## What you have to do
Repeat the material exactly from its first line to the line that includes "from matplotlib.patches import Rectangle". Skip pictures.

## Records for processing
-=-=-

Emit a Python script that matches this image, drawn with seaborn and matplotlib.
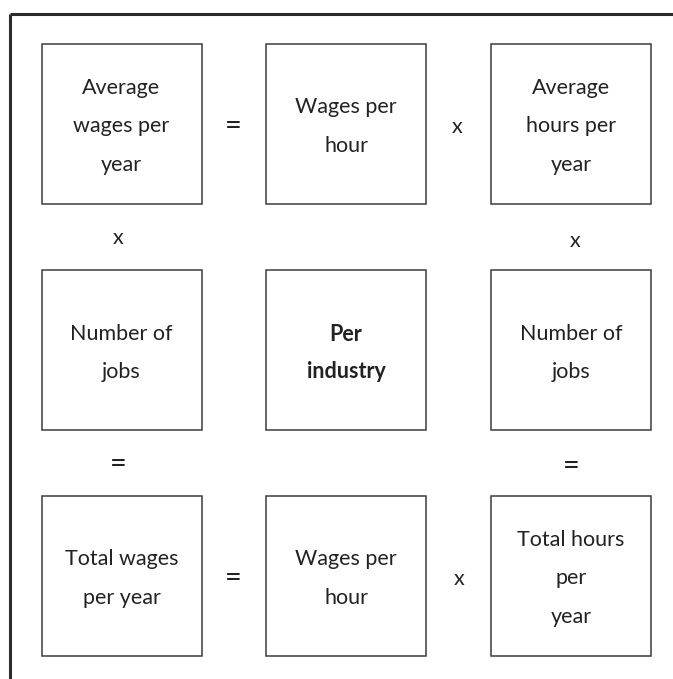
import seaborn as sns
import matplotlib.pyplot as plt
from matplotlib.patches import Rectangle

# box labels, row by row (left, middle, right)
box_labels = [
    ["Average\nwages per\nyear", "Wages per\nhour", "Average\nhours per\nyear"],
    ["Number of\njobs", "Per\nindustry", "Number of\njobs"],
    ["Total wages\nper year", "Wages per\nhour", "Total hours\nper\nyear"],
]
bold_boxes = [(1, 1)]

# operators between boxes: (symbol, x, y) in pixel space
operators = [
    ("=", 233, 126), ("x", 457, 127),
    ("x", 118, 238), ("x", 575, 241),
    ("=", 118, 464), ("=", 571, 466),
    ("=", 233, 578), ("x", 459, 579),
]

W, H = 673, 679
col_left = [41.5, 266, 491]
row_top = [43.5, 270, 495.5]
box_w, box_h = 160, 160
line_gap = [38.5, 37.5, 38.5]

sns.set_style("white")
plt.rcParams['font.family'] = ['Lato', 'DejaVu Sans']

fig = plt.figure(figsize=(W / 100, H / 100), dpi=100)
ax = fig.add_axes([0, 0, 1, 1])
ax.set_xlim(0, W)
ax.set_ylim(H, 0)
ax.axis("off")

# outer frame: top and left edges only
ax.plot([10, W], [13.5, 13.5], color="#2b2b2b", lw=2.2, solid_capstyle="butt")
ax.plot([10, 10], [13.5, H], color="#2b2b2b", lw=2.2, solid_capstyle="butt")

for r, row in enumerate(box_labels):
    for c, label in enumerate(row):
        x0, y0 = col_left[c], row_top[r]
        ax.add_patch(Rectangle((x0, y0), box_w, box_h, fill=False,
                               edgecolor="#3c3c3c", lw=1.1))
        lines = label.split("\n")
        gap = line_gap[r]
        n = len(lines)
        cy = y0 + box_h / 2 + 3
        for i, t in enumerate(lines):
            y = cy + (i - (n - 1) / 2) * gap
            ax.text(x0 + box_w / 2, y, t, ha="center", va="center",
                    fontsize=15.5, color="#222222",
                    fontweight="bold" if (r, c) in bold_boxes else "normal")

for sym, x, y in operators:
    ax.text(x, y, sym, ha="center", va="center", color="#222222",
            fontsize=21 if sym == "=" else 15.5)

fig.savefig("out.png", dpi=100)
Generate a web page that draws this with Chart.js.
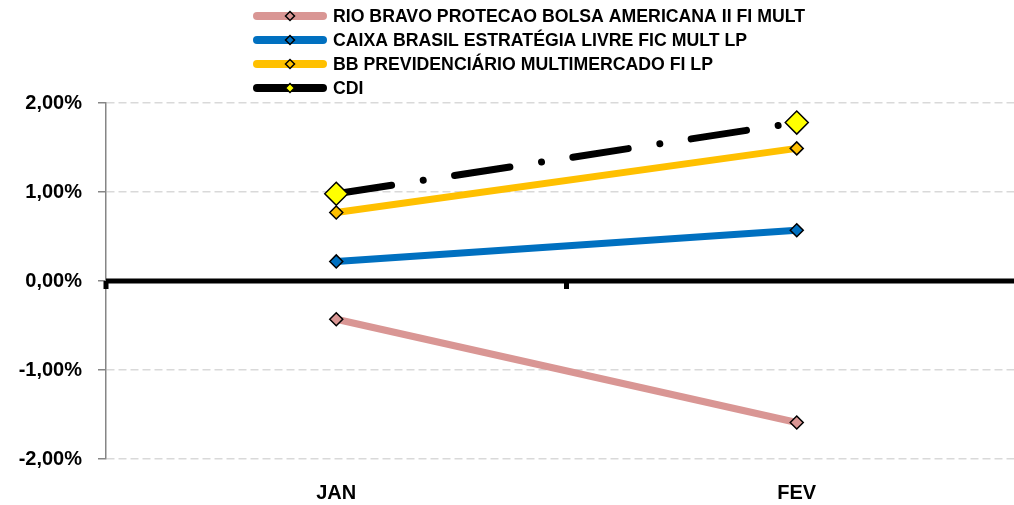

-=-=-

## Exercise answer
Emit a Python script that matches this image, drawn with seaborn and matplotlib.
import seaborn as sns
import matplotlib.pyplot as plt
from matplotlib.patches import Rectangle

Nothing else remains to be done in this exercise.